Hall incorpora a raiva que surge da mágoa e do luto, como uma personagem indiferente ao mundo, abandonada pela vida e aceite pela morte. A sua casa transforma-se num túmulo do qual ela reside a tempo inteiro, sem compreender diretamente o motivo. Esta demonstra sinais de assombramento com pegadas desconhecidas pelo chão e uma música específica a sinalizar a entrada do sombrio. Para Beth, o arrepiante é um sinal de esperança e confirmação das suas crenças abandonadas. Uma personagem complexa que exige uma profundidade emocional que a atriz entrega completamente, impressionando com uma ampla variedade de emoções, muitas propositadamente contraditórias, do que significa perder alguém importante, alguém confiável e amado e descobrir imediatamente a fragilidade da verdade numa relação. Um dos pontos altos do argumento é a forma como insere comportamentos e ações realistas numa atmosfera fantasiosa, consciente que desde que as personagens ajam naturalmente perante as suas circunstâncias, tudo encaixa no reino da possibilidade. 

Quando não está dependente de jumpscares habituais, Bruckner desenvolve tensão num ambiente contido e um terror que cresce em ameaça.
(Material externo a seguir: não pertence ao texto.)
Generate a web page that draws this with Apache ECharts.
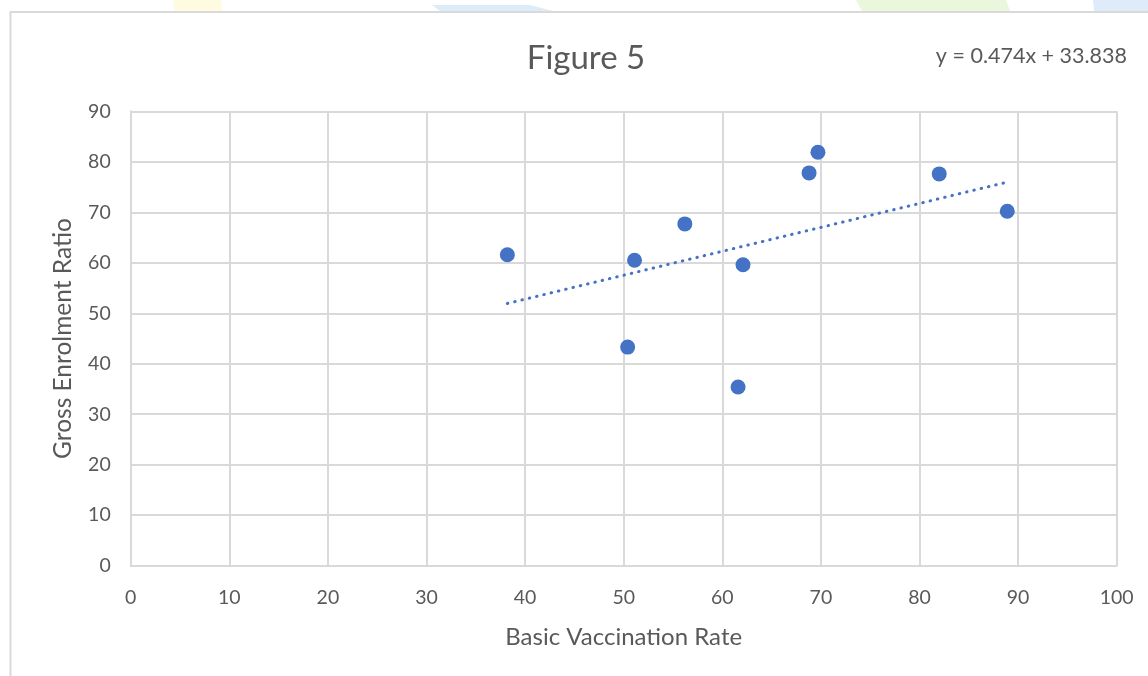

O realizador adiciona uma dúvida persistente acerca da realidade nos eventos que sucedem, sem alguma vez tornar-se num truque barato do género, refletindo as consequências naturais de uma protagonista que afoga as mágoas no álcool, enquanto sofre pelo seu marido, na descoberta do seu suicídio e de possíveis problemas desconhecidos associados a este, desesperada por compreender a própria pessoa que acreditava conhecer plenamente. É uma personagem que anseia por desabitar o concreto, logo, é uma decisão natural que surge tematicamente no argumento. São detalhes importantes como estes que destacam The Night House dos seus contemporâneos. 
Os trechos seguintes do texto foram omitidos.